Bulk Johnson-Lindenstrauss Lemmas (2307.07704v1)

Abstract: For a set $X$ of $N$ points in $\mathbb{R}^D$, the Johnson-Lindenstrauss lemma provides random linear maps that approximately preserve all pairwise distances in $X$ -- up to multiplicative error $(1\pm \epsilon)$ with high probability -- using a target dimension of $O(\epsilon^{-2}\log(N))$. Certain known point sets actually require a target dimension this large -- any smaller dimension forces at least one distance to be stretched or compressed too much. What happens to the remaining distances?

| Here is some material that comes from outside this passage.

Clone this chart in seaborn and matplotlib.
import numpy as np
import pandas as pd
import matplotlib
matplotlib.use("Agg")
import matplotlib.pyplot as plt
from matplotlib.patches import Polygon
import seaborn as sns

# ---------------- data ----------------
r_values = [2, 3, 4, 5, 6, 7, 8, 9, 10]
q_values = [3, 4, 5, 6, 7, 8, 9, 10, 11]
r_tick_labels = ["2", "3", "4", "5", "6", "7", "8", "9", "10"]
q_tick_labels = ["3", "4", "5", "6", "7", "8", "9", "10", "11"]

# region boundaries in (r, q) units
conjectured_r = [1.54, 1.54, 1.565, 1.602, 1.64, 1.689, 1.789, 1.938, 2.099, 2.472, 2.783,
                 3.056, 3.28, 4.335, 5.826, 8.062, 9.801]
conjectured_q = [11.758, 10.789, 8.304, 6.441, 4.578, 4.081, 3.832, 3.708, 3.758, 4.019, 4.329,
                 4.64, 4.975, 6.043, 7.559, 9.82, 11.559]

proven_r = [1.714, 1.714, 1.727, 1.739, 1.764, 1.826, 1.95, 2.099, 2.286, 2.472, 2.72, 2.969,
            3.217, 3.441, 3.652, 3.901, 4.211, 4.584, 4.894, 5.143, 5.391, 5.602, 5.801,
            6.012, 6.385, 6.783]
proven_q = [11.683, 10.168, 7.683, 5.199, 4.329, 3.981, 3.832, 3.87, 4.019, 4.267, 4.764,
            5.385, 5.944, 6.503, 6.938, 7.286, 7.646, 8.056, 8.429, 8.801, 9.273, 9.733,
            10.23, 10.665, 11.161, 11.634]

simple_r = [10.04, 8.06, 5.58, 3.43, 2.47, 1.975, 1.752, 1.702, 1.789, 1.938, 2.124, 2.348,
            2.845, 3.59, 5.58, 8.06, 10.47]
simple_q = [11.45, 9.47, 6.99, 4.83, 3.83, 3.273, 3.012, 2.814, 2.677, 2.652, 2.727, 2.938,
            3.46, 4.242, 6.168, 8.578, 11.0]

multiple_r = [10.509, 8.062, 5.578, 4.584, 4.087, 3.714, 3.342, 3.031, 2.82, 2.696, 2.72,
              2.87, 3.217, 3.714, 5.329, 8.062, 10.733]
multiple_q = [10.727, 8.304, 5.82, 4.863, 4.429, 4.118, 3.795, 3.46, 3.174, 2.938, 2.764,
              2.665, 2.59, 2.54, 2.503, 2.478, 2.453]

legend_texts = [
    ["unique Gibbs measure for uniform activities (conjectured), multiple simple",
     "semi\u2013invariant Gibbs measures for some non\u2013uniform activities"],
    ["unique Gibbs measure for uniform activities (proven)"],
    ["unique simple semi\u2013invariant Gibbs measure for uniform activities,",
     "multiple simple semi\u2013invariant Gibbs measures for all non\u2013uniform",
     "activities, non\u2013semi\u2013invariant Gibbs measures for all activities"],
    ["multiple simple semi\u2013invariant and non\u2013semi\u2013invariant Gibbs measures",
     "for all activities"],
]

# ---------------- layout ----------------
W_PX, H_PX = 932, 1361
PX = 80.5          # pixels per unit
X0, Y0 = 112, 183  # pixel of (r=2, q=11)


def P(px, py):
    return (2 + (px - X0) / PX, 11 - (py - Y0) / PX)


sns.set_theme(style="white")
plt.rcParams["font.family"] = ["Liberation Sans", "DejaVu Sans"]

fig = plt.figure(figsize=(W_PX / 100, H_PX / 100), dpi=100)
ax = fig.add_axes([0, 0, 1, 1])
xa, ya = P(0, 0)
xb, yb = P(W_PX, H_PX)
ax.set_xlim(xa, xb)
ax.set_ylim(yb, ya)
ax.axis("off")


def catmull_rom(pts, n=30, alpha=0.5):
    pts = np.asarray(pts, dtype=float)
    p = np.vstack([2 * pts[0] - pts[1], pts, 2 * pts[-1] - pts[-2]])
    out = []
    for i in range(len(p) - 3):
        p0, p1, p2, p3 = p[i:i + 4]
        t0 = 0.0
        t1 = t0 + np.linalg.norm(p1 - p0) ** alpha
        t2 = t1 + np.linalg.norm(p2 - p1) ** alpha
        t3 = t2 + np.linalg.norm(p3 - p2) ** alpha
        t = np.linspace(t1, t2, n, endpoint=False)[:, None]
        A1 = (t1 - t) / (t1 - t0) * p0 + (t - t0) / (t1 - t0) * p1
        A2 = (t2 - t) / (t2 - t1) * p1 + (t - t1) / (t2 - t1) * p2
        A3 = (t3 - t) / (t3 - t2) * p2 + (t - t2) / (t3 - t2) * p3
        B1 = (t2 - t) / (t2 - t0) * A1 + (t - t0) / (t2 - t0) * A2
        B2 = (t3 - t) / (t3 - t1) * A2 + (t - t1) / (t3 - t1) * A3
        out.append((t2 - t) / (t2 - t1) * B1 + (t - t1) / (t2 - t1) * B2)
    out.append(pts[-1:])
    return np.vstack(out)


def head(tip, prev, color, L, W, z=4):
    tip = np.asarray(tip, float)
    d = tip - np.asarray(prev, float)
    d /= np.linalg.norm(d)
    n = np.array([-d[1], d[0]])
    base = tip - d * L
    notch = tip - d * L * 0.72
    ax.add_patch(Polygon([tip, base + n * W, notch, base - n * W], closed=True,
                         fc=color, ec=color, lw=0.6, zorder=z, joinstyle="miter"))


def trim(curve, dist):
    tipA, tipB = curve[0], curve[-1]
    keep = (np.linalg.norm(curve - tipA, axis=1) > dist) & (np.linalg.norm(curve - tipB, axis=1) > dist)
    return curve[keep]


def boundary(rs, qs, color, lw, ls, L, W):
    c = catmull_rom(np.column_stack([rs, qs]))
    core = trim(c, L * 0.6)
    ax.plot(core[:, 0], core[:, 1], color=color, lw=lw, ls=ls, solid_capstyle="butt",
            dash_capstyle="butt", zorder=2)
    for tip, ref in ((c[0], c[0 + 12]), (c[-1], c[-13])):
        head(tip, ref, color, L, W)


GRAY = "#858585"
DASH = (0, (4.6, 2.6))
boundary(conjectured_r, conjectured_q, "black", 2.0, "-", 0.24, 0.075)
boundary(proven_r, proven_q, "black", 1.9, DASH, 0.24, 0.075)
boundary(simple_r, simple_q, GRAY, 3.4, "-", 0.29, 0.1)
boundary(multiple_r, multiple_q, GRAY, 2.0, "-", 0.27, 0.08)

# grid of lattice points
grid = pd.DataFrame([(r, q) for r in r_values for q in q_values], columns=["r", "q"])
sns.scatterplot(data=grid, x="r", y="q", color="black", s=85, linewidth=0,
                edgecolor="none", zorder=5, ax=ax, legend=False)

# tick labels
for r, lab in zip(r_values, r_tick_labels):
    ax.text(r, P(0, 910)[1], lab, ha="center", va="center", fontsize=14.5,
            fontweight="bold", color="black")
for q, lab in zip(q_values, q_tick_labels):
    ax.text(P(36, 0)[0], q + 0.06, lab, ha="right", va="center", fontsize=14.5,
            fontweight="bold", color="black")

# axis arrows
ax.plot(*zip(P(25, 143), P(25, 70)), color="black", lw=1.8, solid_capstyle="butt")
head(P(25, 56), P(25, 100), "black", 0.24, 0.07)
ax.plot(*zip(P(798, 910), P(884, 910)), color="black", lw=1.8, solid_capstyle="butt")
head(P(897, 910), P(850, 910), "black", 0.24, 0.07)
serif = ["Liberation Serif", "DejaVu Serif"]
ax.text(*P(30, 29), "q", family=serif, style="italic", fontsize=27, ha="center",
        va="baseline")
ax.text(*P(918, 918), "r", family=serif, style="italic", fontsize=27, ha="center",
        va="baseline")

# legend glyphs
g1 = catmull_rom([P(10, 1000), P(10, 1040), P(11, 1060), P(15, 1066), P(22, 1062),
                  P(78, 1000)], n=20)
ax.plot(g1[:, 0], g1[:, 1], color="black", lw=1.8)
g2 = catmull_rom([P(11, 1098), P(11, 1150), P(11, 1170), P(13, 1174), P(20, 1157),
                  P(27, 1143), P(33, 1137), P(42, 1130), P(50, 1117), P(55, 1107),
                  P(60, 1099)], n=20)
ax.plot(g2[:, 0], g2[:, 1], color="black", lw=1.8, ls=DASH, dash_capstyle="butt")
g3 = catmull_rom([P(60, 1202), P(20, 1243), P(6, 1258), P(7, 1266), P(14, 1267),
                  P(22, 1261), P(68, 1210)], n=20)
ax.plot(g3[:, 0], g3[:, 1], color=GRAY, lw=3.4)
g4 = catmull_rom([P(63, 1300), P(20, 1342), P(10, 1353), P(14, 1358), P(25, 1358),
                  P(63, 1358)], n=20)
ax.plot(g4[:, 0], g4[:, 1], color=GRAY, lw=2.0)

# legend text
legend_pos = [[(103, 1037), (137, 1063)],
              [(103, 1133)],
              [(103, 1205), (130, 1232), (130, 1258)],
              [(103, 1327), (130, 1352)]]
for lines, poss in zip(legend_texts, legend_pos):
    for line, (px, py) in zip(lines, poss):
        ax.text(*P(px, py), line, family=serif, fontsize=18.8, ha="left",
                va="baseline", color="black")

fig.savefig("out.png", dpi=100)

If we only allow a fraction $\eta$ of the distances to be distorted beyond tolerance $(1\pm \epsilon)$, we show a target dimension of $O(\epsilon^{-2}\log(4e/\eta)\log(N)/R)$ is sufficient for the remaining distances. With the stable rank of a matrix $A$ as $\lVert{A\rVert}_F^2/\lVert{A\rVert}^2$, the parameter $R$ is the minimal stable rank over certain $\log(N)$ sized subsets of $X-X$ or their unit normalized versions, involving each point of $X$ exactly once. The linear maps may be taken as random matrices with i.i.d. zero-mean unit-variance sub-gaussian entries. When the data is sampled i.i.d. as a given random vector $\xi$, refined statements are provided; the most improvement happens when $\xi$ or the unit normalized $\widehat{\xi-\xi'}$ is isotropic, with $\xi'$ an independent copy of $\xi$, and includes the case of i.i.d. coordinates.